Bit 3 and 5 of the F register are not used. They can contain information, as you can readily figure out by using PUSH AF and POP AF. Furthermore, sometimes their values change. I found the following empirical rule:

 The values of bit 7, 5 and 3 follow the values of the corresponding bits of the last 8 bit result of an instruction that changed the usual flags.

For instance, after an ADD A,B those bits will be identical to the bits of the A register. (Bit 7 of F is the sign flag, and fits the rule exactly). An exception is the CP x instruction (x=register, (HL) or direct argument). In that case the bits are copied from the argument.

If the instruction is one that operates on a 16 bit word, the 8 bits of the rule are the highest 8 bits of the 16 bit result - that was to be expected since the S flag is extracted from bit 15.

Ghosts'n Goblins use the undocumented flag due to a programming error. The rhino in Sabre Wulf walks backward or keeps running in little circles in a corner, if the (in this case undocumented) behaviour of the sign flag in the BIT instruction isn't right. I quote:

AD86     DD CB 06 7E BIT 7,(IX+6)
AD89     F2 8F AD JP P,#AD8F

An amazing piece of code! Speedlock does so many weird things that all must be exactly right for it to run. Finally, the '128 rom uses the AF register to hold the return address of a subroutine for a while. To keep all programs happy and still have a fast emulator, I had to make a compromise. The undocumented flags are not always emulated right, but they are most of the time.

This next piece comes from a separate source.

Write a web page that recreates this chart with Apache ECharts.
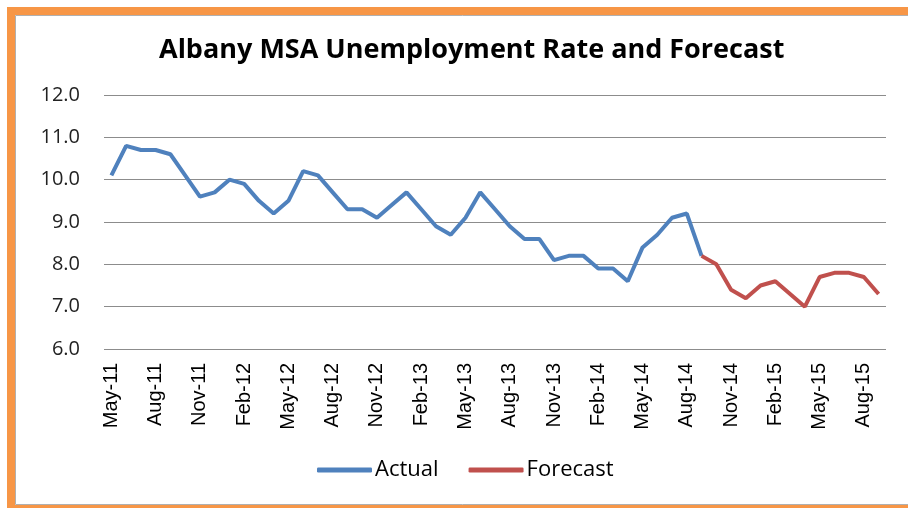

Finally, a remark about the interrupt flip flops IFF1 and IFF2. There seems to be a little confusion about these. These flip flops are simultaneously set or reset by the EI and DI instructions. IFF1 determines whether interrupts are allowed, but its value cannot be read. The value of IFF2 is copied to the P/V flag by LD A,I and LD A,R. When an NMI occurs, IFF1 is reset, thereby disallowing further (maskable) interrupts, but IFF2 is left unchanged. This enables the NMI service routine to check whether the interrupted program had enabled or disabled maskable interrupts. So, Spectrum snapshot software can only read IFF2, but most emulators will emulate both, and then the one that matters most is IFF1.

Now for the emulated Z80. I have added eight instructions, to speed up the RS232 input and output of the Interface I and several things of the SamRam. These opcodes, ED F8 to ED FE are of little use to any other program. ED FF is a nice one: it returns you to DOS immediately. I used it for debugging purposes.